A BUS depot dating back nearly 100 years has been given listed status, dealing a blow to plans to regenerate part of Widnes town centre.

Historic England announced on Friday, November 27, that the former Halton Transport depot in Moor Lane had been given grade two-listed status, describing the building as ‘a rare and largely intact example of a purpose-built bus depot, which is earlier in date than the few other listed examples nationally’.

It is understood that the decision followed an application by Widnes residents who feared that the depot, built in 1923, would be demolished so the site could be redeveloped following the collapse of Halton Transport earlier this year.

Halton Borough Council bought the depot from Halton Transport for £245,000 in December 2019 ‘as part of its longer-term regeneration aspirations for the Moor Lane area’, according to a council spokesman.
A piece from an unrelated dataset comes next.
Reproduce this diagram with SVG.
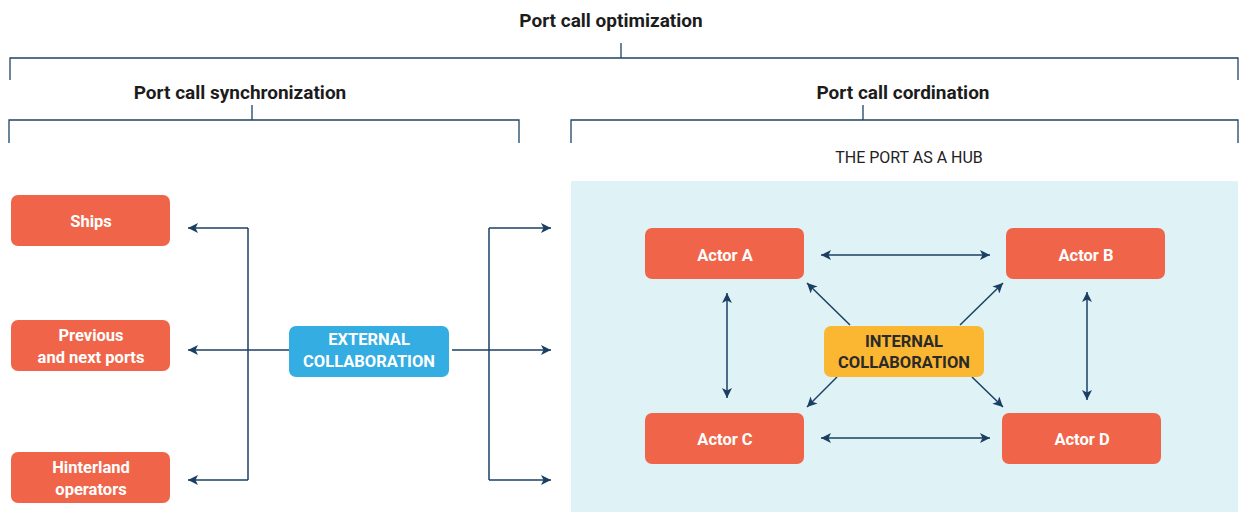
<svg xmlns="http://www.w3.org/2000/svg" width="1243" height="512" viewBox="0 0 1243 512">
<defs>
<style>
.br{fill:none;stroke:#1f4466;stroke-width:1.3}
.ln{fill:none;stroke:#1b3f63;stroke-width:1.5}
.ar{marker-end:url(#ah)}
.ar2{marker-start:url(#ahs);marker-end:url(#ah)}
.org{fill:#f06549}
.blu{fill:#33ade2}
.yel{fill:#fbb731}
.h{font-family:Roboto,"Liberation Sans",sans-serif;font-weight:bold;font-size:19px;fill:#1c1c1c;text-anchor:middle}
.t{font-family:Roboto,"Liberation Sans",sans-serif;font-weight:bold;font-size:16.5px;fill:#ffffff;text-anchor:middle}
.td{font-family:Roboto,"Liberation Sans",sans-serif;font-weight:bold;font-size:16.5px;fill:#2a2a2a;text-anchor:middle}
.s{font-family:Roboto,"Liberation Sans",sans-serif;font-size:16px;fill:#222;text-anchor:middle}
</style>
<marker id="ah" viewBox="0 0 10 10" refX="10" refY="5" markerWidth="11" markerHeight="10" markerUnits="userSpaceOnUse" orient="auto">
<path d="M0,0 L10,5 L0,10 L2.5,5 Z" fill="#1b3f63"/>
</marker>
<marker id="ahs" viewBox="0 0 10 10" refX="0" refY="5" markerWidth="11" markerHeight="10" markerUnits="userSpaceOnUse" orient="auto">
<path d="M10,0 L0,5 L10,10 L7.5,5 Z" fill="#1b3f63"/>
</marker>
</defs>
<rect width="1243" height="512" fill="#ffffff"/>

<g id="headers">
<text class="h" x="611" y="27">Port call optimization</text>
<path class="br" d="M10,80 V58 H1238 V80 M621,43 V58"/>
<text class="h" x="240" y="99">Port call synchronization</text>
<path class="br" d="M9,143 V120 H519 V143 M252,105 V120"/>
<text class="h" x="903" y="99">Port call cordination</text>
<path class="br" d="M571,143 V120 H1238 V143 M863,105 V120"/>
<text class="s" x="909" y="163">THE PORT AS A HUB</text>
</g>

<g id="hub-panel"><rect x="571" y="181" width="667" height="331" fill="#dff2f5"/></g>

<g id="connectors">
<path class="ln" d="M248,228 V480"/>
<path class="ln ar" d="M248,228 H188"/>
<path class="ln ar" d="M289,350 H188"/>
<path class="ln ar" d="M248,480 H188"/>
<path class="ln" d="M489,228 V480"/>
<path class="ln ar" d="M452,350 H551"/>
<path class="ln ar" d="M489,228 H551"/>
<path class="ln ar" d="M489,480 H551"/>
<path class="ln ar2" d="M821,255 H990"/>
<path class="ln ar2" d="M821,438 H990"/>
<path class="ln ar2" d="M727,293 V398"/>
<path class="ln ar2" d="M1087,292 V400"/>
<path class="ln ar" d="M850,325 L807,283"/>
<path class="ln ar" d="M960,325 L1003,283"/>
<path class="ln ar" d="M837,377 L807,407"/>
<path class="ln ar" d="M972,377 L1003,407"/>
</g>

<g id="ships"><rect class="org" x="11" y="195" width="159" height="51" rx="7"/><text class="t" x="91" y="227">Ships</text></g>
<g id="ports"><rect class="org" x="11" y="320" width="159" height="51" rx="7"/><text class="t" x="91" y="341">Previous</text><text class="t" x="91" y="363">and next ports</text></g>
<g id="hinterland"><rect class="org" x="11" y="452" width="159" height="51" rx="7"/><text class="t" x="91" y="473">Hinterland</text><text class="t" x="91" y="495">operators</text></g>
<g id="external"><rect class="blu" x="289" y="326" width="160" height="51" rx="7"/><text class="t" x="369" y="345">EXTERNAL</text><text class="t" x="369" y="367">COLLABORATION</text></g>

<g id="actor-a"><rect class="org" x="645" y="228" width="159" height="51" rx="7"/><text class="t" x="725" y="261">Actor A</text></g>
<g id="actor-b"><rect class="org" x="1006" y="228" width="159" height="51" rx="7"/><text class="t" x="1086" y="261">Actor B</text></g>
<g id="actor-c"><rect class="org" x="645" y="413" width="159" height="51" rx="7"/><text class="t" x="725" y="445">Actor C</text></g>
<g id="actor-d"><rect class="org" x="1002" y="413" width="159" height="51" rx="7"/><text class="t" x="1082" y="445">Actor D</text></g>
<g id="internal"><rect class="yel" x="824" y="326" width="160" height="51" rx="7"/><text class="td" x="904" y="347">INTERNAL</text><text class="td" x="904" y="368">COLLABORATION</text></g>
</svg>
Further details of how the site fits into those plans has not yet been revealed, but the listing of the depot will make it much harder for the council to demolish the building as part of those plans.

Giving reasons for its decision to list the depot, Historic England said: “The building is a particularly early surviving example of a bus depot built at a time when motorised buses were becoming, and were to remain, the primary form of road-based public transport in England.

“Widnes Corporation was one of the first councils in the country to start a bus service after parliament granted the Widnes Corporation Act in 1908, and its subsequent construction of a purpose-built bus depot was a very visible investment in this policy.”

Historic England also pointed to the fact that the building was largely unchanged since the 1920s, save for the addition of a workshop and canteen in the 1940s, and said its facade ‘lifts the building above the purely functional and underlines a civic pride’.

A spokesman for HBC said the local authority had received Historic England’s report and was considering its contents.